WORK REQUIRED:
Omit pictures and quote the listing below line by line, from its start through the line that holds "const textColor = '#3a3a3a';".

— begin RECORDED INFORMATION —

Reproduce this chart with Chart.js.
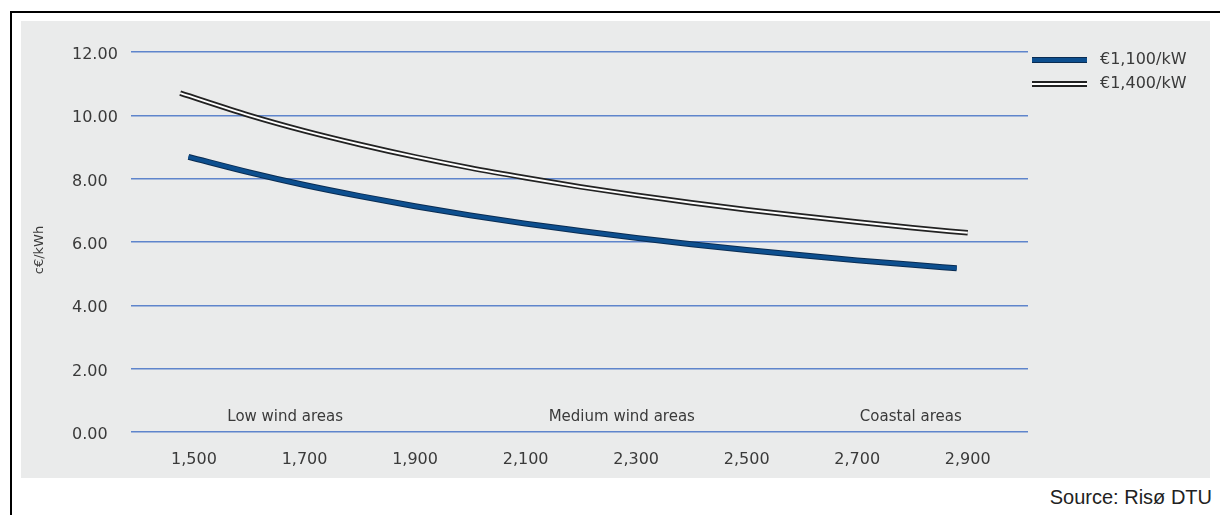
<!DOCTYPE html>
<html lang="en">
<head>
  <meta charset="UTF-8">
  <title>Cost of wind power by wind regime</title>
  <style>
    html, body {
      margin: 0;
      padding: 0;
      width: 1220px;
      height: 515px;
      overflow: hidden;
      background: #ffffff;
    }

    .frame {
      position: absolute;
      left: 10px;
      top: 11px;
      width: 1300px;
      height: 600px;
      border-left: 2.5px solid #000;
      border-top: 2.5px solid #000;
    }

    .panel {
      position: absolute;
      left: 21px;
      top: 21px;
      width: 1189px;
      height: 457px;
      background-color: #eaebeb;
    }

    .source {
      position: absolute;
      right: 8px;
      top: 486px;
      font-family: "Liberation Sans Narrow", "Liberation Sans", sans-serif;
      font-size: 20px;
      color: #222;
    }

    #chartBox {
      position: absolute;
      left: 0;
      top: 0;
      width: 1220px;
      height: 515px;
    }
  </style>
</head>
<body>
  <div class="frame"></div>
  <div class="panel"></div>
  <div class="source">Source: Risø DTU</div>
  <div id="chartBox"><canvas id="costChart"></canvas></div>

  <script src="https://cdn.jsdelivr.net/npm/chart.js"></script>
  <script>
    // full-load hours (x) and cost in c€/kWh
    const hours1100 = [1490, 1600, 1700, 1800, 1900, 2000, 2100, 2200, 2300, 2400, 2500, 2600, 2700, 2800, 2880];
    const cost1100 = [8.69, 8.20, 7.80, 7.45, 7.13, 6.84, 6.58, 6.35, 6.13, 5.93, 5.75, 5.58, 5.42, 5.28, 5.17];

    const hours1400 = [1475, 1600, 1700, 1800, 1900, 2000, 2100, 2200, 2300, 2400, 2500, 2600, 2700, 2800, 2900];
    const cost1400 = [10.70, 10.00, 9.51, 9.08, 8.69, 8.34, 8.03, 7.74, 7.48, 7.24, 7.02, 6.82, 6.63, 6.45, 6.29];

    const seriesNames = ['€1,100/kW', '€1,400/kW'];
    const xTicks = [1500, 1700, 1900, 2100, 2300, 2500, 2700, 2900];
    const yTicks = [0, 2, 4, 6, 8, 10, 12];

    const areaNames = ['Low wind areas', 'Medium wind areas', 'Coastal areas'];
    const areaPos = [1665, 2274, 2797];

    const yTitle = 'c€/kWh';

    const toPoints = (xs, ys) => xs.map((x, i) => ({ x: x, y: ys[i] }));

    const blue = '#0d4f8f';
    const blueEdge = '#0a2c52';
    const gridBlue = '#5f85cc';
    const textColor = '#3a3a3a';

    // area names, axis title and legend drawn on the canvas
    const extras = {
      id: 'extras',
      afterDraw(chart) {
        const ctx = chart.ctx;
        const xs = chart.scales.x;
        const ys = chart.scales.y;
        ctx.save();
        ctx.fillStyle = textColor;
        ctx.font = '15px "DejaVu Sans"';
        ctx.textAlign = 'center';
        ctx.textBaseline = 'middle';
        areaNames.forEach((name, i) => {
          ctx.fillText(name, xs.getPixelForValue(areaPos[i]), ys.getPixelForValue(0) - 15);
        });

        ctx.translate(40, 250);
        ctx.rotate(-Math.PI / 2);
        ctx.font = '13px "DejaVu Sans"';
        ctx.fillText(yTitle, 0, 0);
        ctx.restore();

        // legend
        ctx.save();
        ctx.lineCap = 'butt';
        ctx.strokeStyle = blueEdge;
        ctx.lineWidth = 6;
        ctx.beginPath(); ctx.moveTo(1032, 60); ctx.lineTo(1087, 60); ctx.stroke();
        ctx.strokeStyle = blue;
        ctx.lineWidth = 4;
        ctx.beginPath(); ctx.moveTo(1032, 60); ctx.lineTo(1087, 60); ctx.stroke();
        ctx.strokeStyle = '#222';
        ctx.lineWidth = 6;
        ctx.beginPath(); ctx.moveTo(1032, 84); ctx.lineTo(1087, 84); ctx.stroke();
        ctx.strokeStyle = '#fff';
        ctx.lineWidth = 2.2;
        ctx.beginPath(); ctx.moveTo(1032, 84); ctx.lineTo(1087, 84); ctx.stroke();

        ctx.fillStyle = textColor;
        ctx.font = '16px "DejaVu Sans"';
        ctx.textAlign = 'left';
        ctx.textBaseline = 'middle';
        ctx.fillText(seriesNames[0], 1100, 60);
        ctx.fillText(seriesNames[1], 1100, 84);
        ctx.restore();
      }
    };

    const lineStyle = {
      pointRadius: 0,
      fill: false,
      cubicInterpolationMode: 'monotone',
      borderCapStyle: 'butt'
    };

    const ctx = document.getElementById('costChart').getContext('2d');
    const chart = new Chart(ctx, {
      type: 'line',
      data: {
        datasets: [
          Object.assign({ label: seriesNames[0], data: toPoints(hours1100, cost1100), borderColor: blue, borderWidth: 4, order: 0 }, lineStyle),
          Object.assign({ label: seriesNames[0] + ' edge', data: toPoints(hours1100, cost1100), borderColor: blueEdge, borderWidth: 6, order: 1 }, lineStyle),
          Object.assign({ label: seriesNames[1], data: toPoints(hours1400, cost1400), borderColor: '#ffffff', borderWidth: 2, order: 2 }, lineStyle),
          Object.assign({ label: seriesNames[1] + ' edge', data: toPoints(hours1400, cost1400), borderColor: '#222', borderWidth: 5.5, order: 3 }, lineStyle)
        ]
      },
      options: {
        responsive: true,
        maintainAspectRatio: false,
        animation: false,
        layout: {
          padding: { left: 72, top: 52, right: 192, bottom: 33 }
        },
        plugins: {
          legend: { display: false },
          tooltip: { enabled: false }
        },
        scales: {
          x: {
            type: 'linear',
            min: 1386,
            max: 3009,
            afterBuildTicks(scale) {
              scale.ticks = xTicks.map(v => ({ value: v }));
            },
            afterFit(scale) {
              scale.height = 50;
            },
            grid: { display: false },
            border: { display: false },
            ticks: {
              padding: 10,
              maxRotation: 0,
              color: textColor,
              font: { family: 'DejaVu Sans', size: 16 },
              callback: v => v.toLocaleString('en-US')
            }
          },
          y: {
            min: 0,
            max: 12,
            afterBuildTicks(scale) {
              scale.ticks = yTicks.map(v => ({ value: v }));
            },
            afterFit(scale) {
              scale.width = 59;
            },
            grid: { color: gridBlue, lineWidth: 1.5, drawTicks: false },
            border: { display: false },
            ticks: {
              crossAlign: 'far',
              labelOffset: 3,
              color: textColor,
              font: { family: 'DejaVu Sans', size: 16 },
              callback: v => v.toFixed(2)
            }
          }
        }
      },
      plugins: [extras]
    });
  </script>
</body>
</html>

— end RECORDED INFORMATION —

SOLUTION FOR THIS TASK:
Reproduce this chart with Chart.js.
<!DOCTYPE html>
<html lang="en">
<head>
  <meta charset="UTF-8">
  <title>Cost of wind power by wind regime</title>
  <style>
    html, body {
      margin: 0;
      padding: 0;
      width: 1220px;
      height: 515px;
      overflow: hidden;
      background: #ffffff;
    }

    .frame {
      position: absolute;
      left: 10px;
      top: 11px;
      width: 1300px;
      height: 600px;
      border-left: 2.5px solid #000;
      border-top: 2.5px solid #000;
    }

    .panel {
      position: absolute;
      left: 21px;
      top: 21px;
      width: 1189px;
      height: 457px;
      background-color: #eaebeb;
    }

    .source {
      position: absolute;
      right: 8px;
      top: 486px;
      font-family: "Liberation Sans Narrow", "Liberation Sans", sans-serif;
      font-size: 20px;
      color: #222;
    }

    #chartBox {
      position: absolute;
      left: 0;
      top: 0;
      width: 1220px;
      height: 515px;
    }
  </style>
</head>
<body>
  <div class="frame"></div>
  <div class="panel"></div>
  <div class="source">Source: Risø DTU</div>
  <div id="chartBox"><canvas id="costChart"></canvas></div>

  <script src="https://cdn.jsdelivr.net/npm/chart.js"></script>
  <script>
    // full-load hours (x) and cost in c€/kWh
    const hours1100 = [1490, 1600, 1700, 1800, 1900, 2000, 2100, 2200, 2300, 2400, 2500, 2600, 2700, 2800, 2880];
    const cost1100 = [8.69, 8.20, 7.80, 7.45, 7.13, 6.84, 6.58, 6.35, 6.13, 5.93, 5.75, 5.58, 5.42, 5.28, 5.17];

    const hours1400 = [1475, 1600, 1700, 1800, 1900, 2000, 2100, 2200, 2300, 2400, 2500, 2600, 2700, 2800, 2900];
    const cost1400 = [10.70, 10.00, 9.51, 9.08, 8.69, 8.34, 8.03, 7.74, 7.48, 7.24, 7.02, 6.82, 6.63, 6.45, 6.29];

    const seriesNames = ['€1,100/kW', '€1,400/kW'];
    const xTicks = [1500, 1700, 1900, 2100, 2300, 2500, 2700, 2900];
    const yTicks = [0, 2, 4, 6, 8, 10, 12];

    const areaNames = ['Low wind areas', 'Medium wind areas', 'Coastal areas'];
    const areaPos = [1665, 2274, 2797];

    const yTitle = 'c€/kWh';

    const toPoints = (xs, ys) => xs.map((x, i) => ({ x: x, y: ys[i] }));

    const blue = '#0d4f8f';
    const blueEdge = '#0a2c52';
    const gridBlue = '#5f85cc';
    const textColor = '#3a3a3a';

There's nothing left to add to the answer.